= PROBLEM =
Make an exact copy of all the material below, apart from the pictures.

= PROVIDED DATA =
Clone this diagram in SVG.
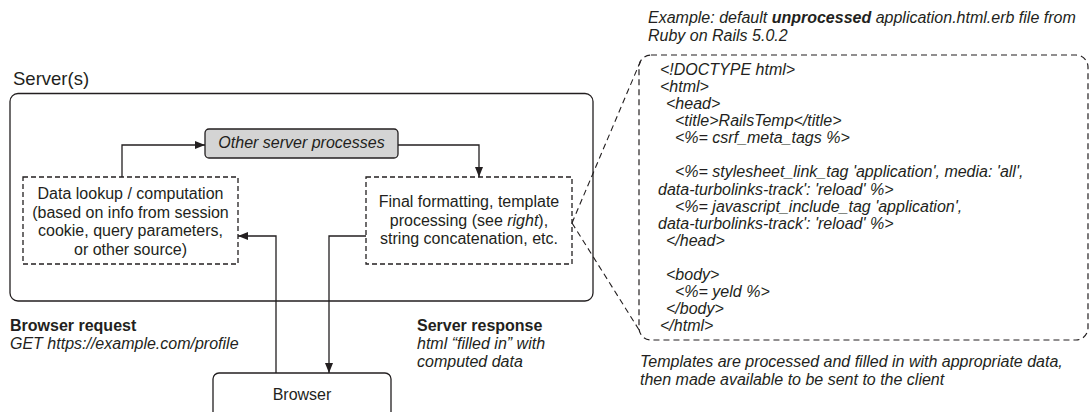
<svg xmlns="http://www.w3.org/2000/svg" width="1091" height="412" viewBox="0 0 1091 412">
<style>
text{font-family:"Liberation Sans",Arial,sans-serif;font-size:16px;fill:#231f20}
.it{font-style:italic}
.b{font-weight:bold}
.c{text-anchor:middle}
.solid{fill:#fff;stroke:#231f20;stroke-width:1.3}
.dash{fill:#fff;stroke:#231f20;stroke-width:1.3;stroke-dasharray:5 3}
.conn{fill:none;stroke:#231f20;stroke-width:1.3}
.lead{fill:none;stroke:#231f20;stroke-width:1.1;stroke-dasharray:6 4}
</style>
<defs>
<marker id="ah" viewBox="0 0 10 8" refX="10" refY="4" markerWidth="10" markerHeight="8" markerUnits="userSpaceOnUse" orient="auto">
<path d="M0,0 L10,4 L0,8 Z" fill="#231f20"/>
</marker>
</defs>

<g id="server">
<text x="13" y="85" style="font-size:18.5px">Server(s)</text>
<rect class="solid" x="10" y="93.5" width="583" height="207.5" rx="8"/>
</g>

<g id="other-processes">
<rect x="205" y="129" width="193" height="29" rx="4" fill="#d4d4d4" stroke="#231f20" stroke-width="1.3"/>
<text class="it c" x="301.5" y="148">Other server processes</text>
</g>

<g id="data-lookup">
<rect class="dash" x="23" y="177" width="215" height="87"/>
<text class="c" x="130.5" y="199">Data lookup / computation</text>
<text class="c" x="130.5" y="217.5">(based on info from session</text>
<text class="c" x="130.5" y="236">cookie, query parameters,</text>
<text class="c" x="130.5" y="254.5">or other source)</text>
</g>

<g id="final-formatting">
<rect class="dash" x="366" y="177" width="206" height="87"/>
<text class="c" x="469" y="207">Final formatting, template</text>
<text class="c" x="469" y="225.5">processing (see <tspan class="it">right</tspan>),</text>
<text class="c" x="469" y="244">string concatenation, etc.</text>
</g>

<g id="browser">
<rect class="solid" x="213" y="373" width="178" height="60" rx="6"/>
<text class="c" x="302" y="400">Browser</text>
</g>

<g id="browser-request">
<text class="b" x="10" y="331">Browser request</text>
<text class="it" x="10" y="349">GET https://example.com/profile</text>
</g>

<g id="server-response">
<text class="b" x="417" y="331">Server response</text>
<text class="it" x="417" y="349">html “filled in” with</text>
<text class="it" x="417" y="367">computed data</text>
</g>

<g id="template-example">
<text class="it" x="648" y="23">Example: default <tspan class="b">unprocessed</tspan> application.html.erb file from</text>
<text class="it" x="648" y="41">Ruby on Rails 5.0.2</text>
<rect x="639" y="55" width="449" height="285" rx="12" fill="none" stroke="#231f20" stroke-width="1.2" stroke-dasharray="6 4"/>
<text class="it" x="660" y="75">&lt;!DOCTYPE html&gt;</text>
<text class="it" x="660" y="92.1">&lt;html&gt;</text>
<text class="it" x="666" y="109.1">&lt;head&gt;</text>
<text class="it" x="675" y="126.2">&lt;title&gt;RailsTemp&lt;/title&gt;</text>
<text class="it" x="675" y="143.3">&lt;%= csrf_meta_tags %&gt;</text>
<text class="it" x="675" y="177.4">&lt;%= stylesheet_link_tag 'application', media: 'all',</text>
<text class="it" x="658" y="194.5">data-turbolinks-track': 'reload' %&gt;</text>
<text class="it" x="675" y="211.6">&lt;%= javascript_include_tag 'application',</text>
<text class="it" x="658" y="228.6">data-turbolinks-track': 'reload' %&gt;</text>
<text class="it" x="666" y="245.7">&lt;/head&gt;</text>
<text class="it" x="666" y="279.8">&lt;body&gt;</text>
<text class="it" x="675" y="296.9">&lt;%= yeld %&gt;</text>
<text class="it" x="666" y="314">&lt;/body&gt;</text>
<text class="it" x="660" y="331">&lt;/html&gt;</text>
<text class="it" x="640" y="367">Templates are processed and filled in with appropriate data,</text>
<text class="it" x="640" y="385">then made available to be sent to the client</text>
</g>

<g id="connectors">
<path class="conn" d="M122,177 V145 H205" marker-end="url(#ah)"/>
<path class="conn" d="M398,145 H479 V177" marker-end="url(#ah)"/>
<path class="conn" d="M276,373 V236 H238" marker-end="url(#ah)"/>
<path class="conn" d="M366,236 H329 V373" marker-end="url(#ah)"/>
<path class="lead" d="M572,223 L641,60"/>
<path class="lead" d="M572,223 L641,333"/>
</g>
</svg>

= RESPONSE TO THIS TASK =
Clone this diagram in SVG.
<svg xmlns="http://www.w3.org/2000/svg" width="1091" height="412" viewBox="0 0 1091 412">
<style>
text{font-family:"Liberation Sans",Arial,sans-serif;font-size:16px;fill:#231f20}
.it{font-style:italic}
.b{font-weight:bold}
.c{text-anchor:middle}
.solid{fill:#fff;stroke:#231f20;stroke-width:1.3}
.dash{fill:#fff;stroke:#231f20;stroke-width:1.3;stroke-dasharray:5 3}
.conn{fill:none;stroke:#231f20;stroke-width:1.3}
.lead{fill:none;stroke:#231f20;stroke-width:1.1;stroke-dasharray:6 4}
</style>
<defs>
<marker id="ah" viewBox="0 0 10 8" refX="10" refY="4" markerWidth="10" markerHeight="8" markerUnits="userSpaceOnUse" orient="auto">
<path d="M0,0 L10,4 L0,8 Z" fill="#231f20"/>
</marker>
</defs>

<g id="server">
<text x="13" y="85" style="font-size:18.5px">Server(s)</text>
<rect class="solid" x="10" y="93.5" width="583" height="207.5" rx="8"/>
</g>

<g id="other-processes">
<rect x="205" y="129" width="193" height="29" rx="4" fill="#d4d4d4" stroke="#231f20" stroke-width="1.3"/>
<text class="it c" x="301.5" y="148">Other server processes</text>
</g>

<g id="data-lookup">
<rect class="dash" x="23" y="177" width="215" height="87"/>
<text class="c" x="130.5" y="199">Data lookup / computation</text>
<text class="c" x="130.5" y="217.5">(based on info from session</text>
<text class="c" x="130.5" y="236">cookie, query parameters,</text>
<text class="c" x="130.5" y="254.5">or other source)</text>
</g>

<g id="final-formatting">
<rect class="dash" x="366" y="177" width="206" height="87"/>
<text class="c" x="469" y="207">Final formatting, template</text>
<text class="c" x="469" y="225.5">processing (see <tspan class="it">right</tspan>),</text>
<text class="c" x="469" y="244">string concatenation, etc.</text>
</g>

<g id="browser">
<rect class="solid" x="213" y="373" width="178" height="60" rx="6"/>
<text class="c" x="302" y="400">Browser</text>
</g>

<g id="browser-request">
<text class="b" x="10" y="331">Browser request</text>
<text class="it" x="10" y="349">GET https://example.com/profile</text>
</g>

<g id="server-response">
<text class="b" x="417" y="331">Server response</text>
<text class="it" x="417" y="349">html “filled in” with</text>
<text class="it" x="417" y="367">computed data</text>
</g>

<g id="template-example">
<text class="it" x="648" y="23">Example: default <tspan class="b">unprocessed</tspan> application.html.erb file from</text>
<text class="it" x="648" y="41">Ruby on Rails 5.0.2</text>
<rect x="639" y="55" width="449" height="285" rx="12" fill="none" stroke="#231f20" stroke-width="1.2" stroke-dasharray="6 4"/>
<text class="it" x="660" y="75">&lt;!DOCTYPE html&gt;</text>
<text class="it" x="660" y="92.1">&lt;html&gt;</text>
<text class="it" x="666" y="109.1">&lt;head&gt;</text>
<text class="it" x="675" y="126.2">&lt;title&gt;RailsTemp&lt;/title&gt;</text>
<text class="it" x="675" y="143.3">&lt;%= csrf_meta_tags %&gt;</text>
<text class="it" x="675" y="177.4">&lt;%= stylesheet_link_tag 'application', media: 'all',</text>
<text class="it" x="658" y="194.5">data-turbolinks-track': 'reload' %&gt;</text>
<text class="it" x="675" y="211.6">&lt;%= javascript_include_tag 'application',</text>
<text class="it" x="658" y="228.6">data-turbolinks-track': 'reload' %&gt;</text>
<text class="it" x="666" y="245.7">&lt;/head&gt;</text>
<text class="it" x="666" y="279.8">&lt;body&gt;</text>
<text class="it" x="675" y="296.9">&lt;%= yeld %&gt;</text>
<text class="it" x="666" y="314">&lt;/body&gt;</text>
<text class="it" x="660" y="331">&lt;/html&gt;</text>
<text class="it" x="640" y="367">Templates are processed and filled in with appropriate data,</text>
<text class="it" x="640" y="385">then made available to be sent to the client</text>
</g>

<g id="connectors">
<path class="conn" d="M122,177 V145 H205" marker-end="url(#ah)"/>
<path class="conn" d="M398,145 H479 V177" marker-end="url(#ah)"/>
<path class="conn" d="M276,373 V236 H238" marker-end="url(#ah)"/>
<path class="conn" d="M366,236 H329 V373" marker-end="url(#ah)"/>
<path class="lead" d="M572,223 L641,60"/>
<path class="lead" d="M572,223 L641,333"/>
</g>
</svg>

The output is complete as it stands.